### Aim
Skip any picture you find and retype all the remaining lines exactly.

Stored records:
## start

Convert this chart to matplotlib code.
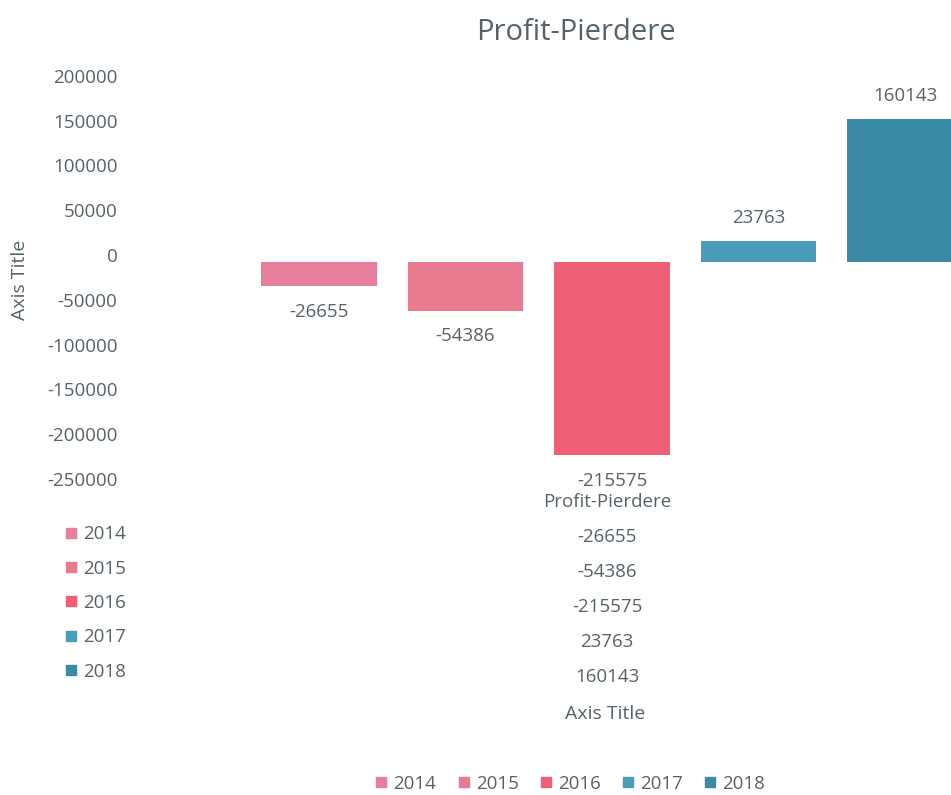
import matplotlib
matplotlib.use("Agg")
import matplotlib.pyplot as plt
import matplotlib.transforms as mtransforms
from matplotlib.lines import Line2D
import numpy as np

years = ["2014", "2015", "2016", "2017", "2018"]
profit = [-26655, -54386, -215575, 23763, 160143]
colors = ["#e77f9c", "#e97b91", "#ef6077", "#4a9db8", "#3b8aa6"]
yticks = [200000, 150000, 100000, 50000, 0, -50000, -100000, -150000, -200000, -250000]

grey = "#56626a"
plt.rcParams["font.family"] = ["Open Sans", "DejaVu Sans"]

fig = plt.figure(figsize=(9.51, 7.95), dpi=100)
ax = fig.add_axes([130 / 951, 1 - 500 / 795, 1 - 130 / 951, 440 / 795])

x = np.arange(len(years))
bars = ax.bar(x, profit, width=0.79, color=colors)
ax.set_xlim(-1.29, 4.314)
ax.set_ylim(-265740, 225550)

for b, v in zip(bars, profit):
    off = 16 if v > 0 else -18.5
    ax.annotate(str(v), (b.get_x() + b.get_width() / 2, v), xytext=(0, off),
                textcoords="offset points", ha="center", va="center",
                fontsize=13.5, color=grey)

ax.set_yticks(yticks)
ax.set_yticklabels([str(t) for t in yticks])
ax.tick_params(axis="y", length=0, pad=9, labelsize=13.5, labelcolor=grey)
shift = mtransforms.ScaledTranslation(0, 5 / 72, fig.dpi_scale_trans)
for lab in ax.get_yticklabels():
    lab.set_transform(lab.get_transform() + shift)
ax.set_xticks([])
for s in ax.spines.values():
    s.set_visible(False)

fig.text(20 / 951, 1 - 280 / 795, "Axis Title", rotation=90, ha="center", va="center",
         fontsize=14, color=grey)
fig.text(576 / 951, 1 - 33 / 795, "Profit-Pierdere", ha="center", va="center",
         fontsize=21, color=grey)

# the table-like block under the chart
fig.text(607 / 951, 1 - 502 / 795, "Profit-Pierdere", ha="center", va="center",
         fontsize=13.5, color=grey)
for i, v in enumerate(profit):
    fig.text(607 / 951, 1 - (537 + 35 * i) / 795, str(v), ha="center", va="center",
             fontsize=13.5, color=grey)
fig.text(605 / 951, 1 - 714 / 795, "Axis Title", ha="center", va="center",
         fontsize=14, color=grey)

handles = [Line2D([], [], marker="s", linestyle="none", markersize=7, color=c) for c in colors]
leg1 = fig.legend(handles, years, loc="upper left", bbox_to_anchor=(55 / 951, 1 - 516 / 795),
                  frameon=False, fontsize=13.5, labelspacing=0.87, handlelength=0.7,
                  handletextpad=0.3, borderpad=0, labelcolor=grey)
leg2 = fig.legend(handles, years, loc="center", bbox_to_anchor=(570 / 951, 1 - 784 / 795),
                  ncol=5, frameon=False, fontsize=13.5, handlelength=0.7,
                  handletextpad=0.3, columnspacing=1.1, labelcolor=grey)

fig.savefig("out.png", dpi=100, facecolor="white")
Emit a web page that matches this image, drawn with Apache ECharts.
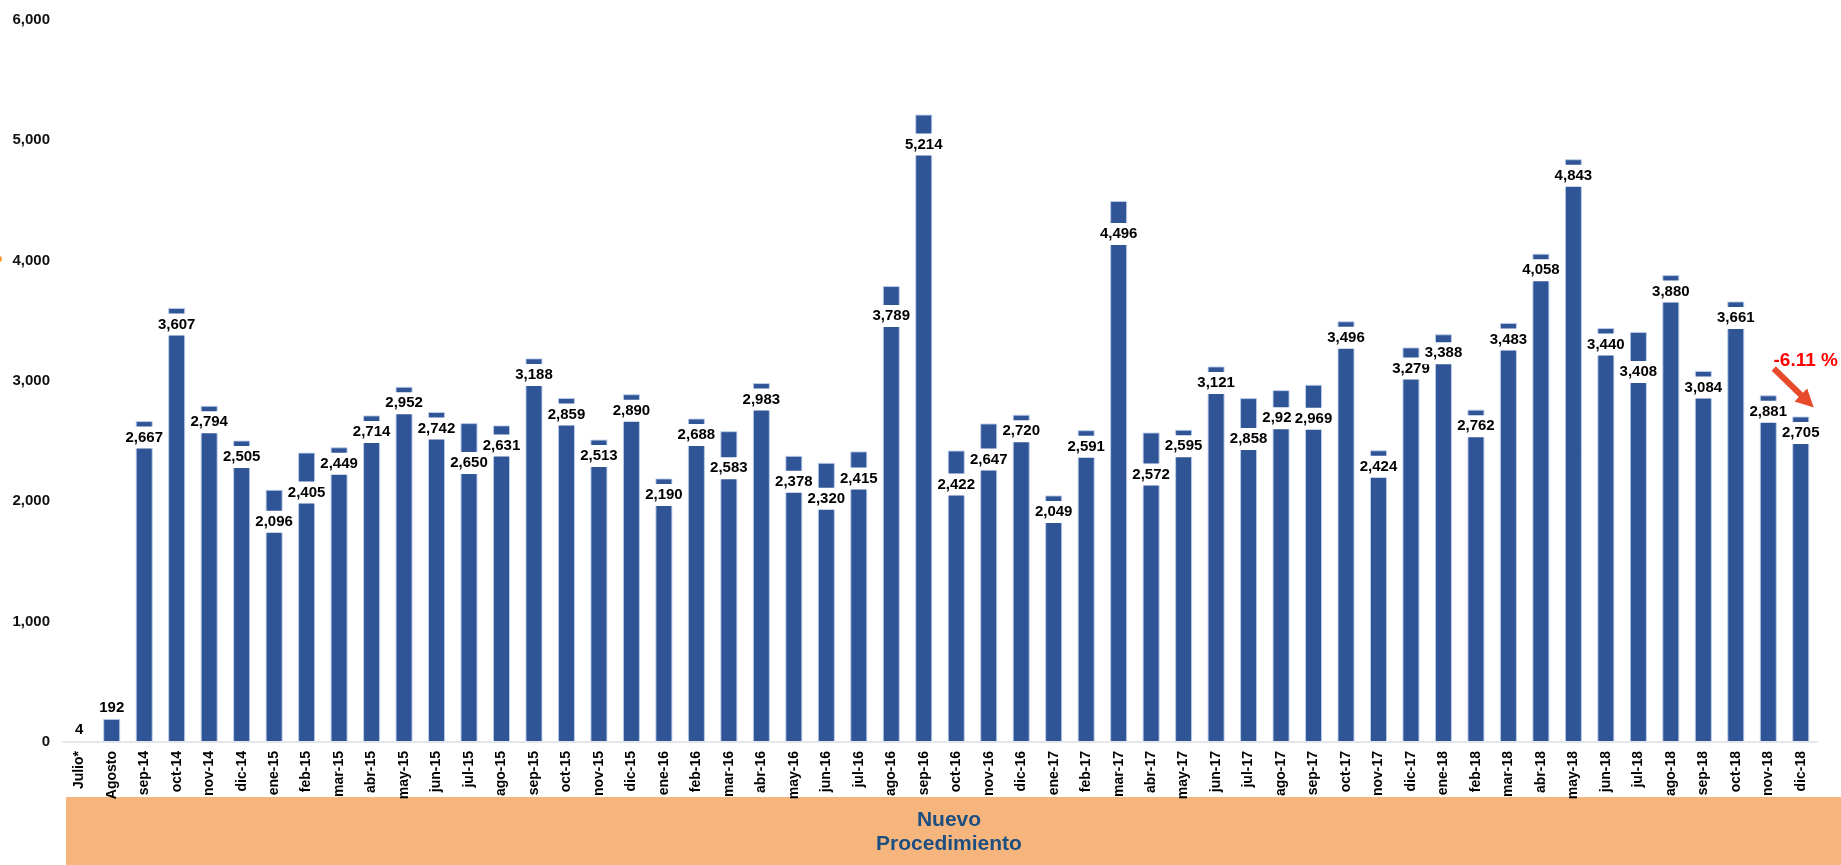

## end

### Response
Convert this chart to matplotlib code.
import matplotlib
matplotlib.use("Agg")
import matplotlib.pyplot as plt
import matplotlib.transforms as mtransforms
from matplotlib.lines import Line2D
import numpy as np

years = ["2014", "2015", "2016", "2017", "2018"]
profit = [-26655, -54386, -215575, 23763, 160143]
colors = ["#e77f9c", "#e97b91", "#ef6077", "#4a9db8", "#3b8aa6"]
yticks = [200000, 150000, 100000, 50000, 0, -50000, -100000, -150000, -200000, -250000]

grey = "#56626a"
plt.rcParams["font.family"] = ["Open Sans", "DejaVu Sans"]

fig = plt.figure(figsize=(9.51, 7.95), dpi=100)
ax = fig.add_axes([130 / 951, 1 - 500 / 795, 1 - 130 / 951, 440 / 795])

x = np.arange(len(years))
bars = ax.bar(x, profit, width=0.79, color=colors)
ax.set_xlim(-1.29, 4.314)
ax.set_ylim(-265740, 225550)

for b, v in zip(bars, profit):
    off = 16 if v > 0 else -18.5
    ax.annotate(str(v), (b.get_x() + b.get_width() / 2, v), xytext=(0, off),
                textcoords="offset points", ha="center", va="center",
                fontsize=13.5, color=grey)

ax.set_yticks(yticks)
ax.set_yticklabels([str(t) for t in yticks])
ax.tick_params(axis="y", length=0, pad=9, labelsize=13.5, labelcolor=grey)
shift = mtransforms.ScaledTranslation(0, 5 / 72, fig.dpi_scale_trans)
for lab in ax.get_yticklabels():
    lab.set_transform(lab.get_transform() + shift)
ax.set_xticks([])
for s in ax.spines.values():
    s.set_visible(False)

fig.text(20 / 951, 1 - 280 / 795, "Axis Title", rotation=90, ha="center", va="center",
         fontsize=14, color=grey)
fig.text(576 / 951, 1 - 33 / 795, "Profit-Pierdere", ha="center", va="center",
         fontsize=21, color=grey)

# the table-like block under the chart
fig.text(607 / 951, 1 - 502 / 795, "Profit-Pierdere", ha="center", va="center",
         fontsize=13.5, color=grey)
for i, v in enumerate(profit):
    fig.text(607 / 951, 1 - (537 + 35 * i) / 795, str(v), ha="center", va="center",
             fontsize=13.5, color=grey)
fig.text(605 / 951, 1 - 714 / 795, "Axis Title", ha="center", va="center",
         fontsize=14, color=grey)

handles = [Line2D([], [], marker="s", linestyle="none", markersize=7, color=c) for c in colors]
leg1 = fig.legend(handles, years, loc="upper left", bbox_to_anchor=(55 / 951, 1 - 516 / 795),
                  frameon=False, fontsize=13.5, labelspacing=0.87, handlelength=0.7,
                  handletextpad=0.3, borderpad=0, labelcolor=grey)
leg2 = fig.legend(handles, years, loc="center", bbox_to_anchor=(570 / 951, 1 - 784 / 795),
                  ncol=5, frameon=False, fontsize=13.5, handlelength=0.7,
                  handletextpad=0.3, columnspacing=1.1, labelcolor=grey)

fig.savefig("out.png", dpi=100, facecolor="white")
Emit a web page that matches this image, drawn with Apache ECharts.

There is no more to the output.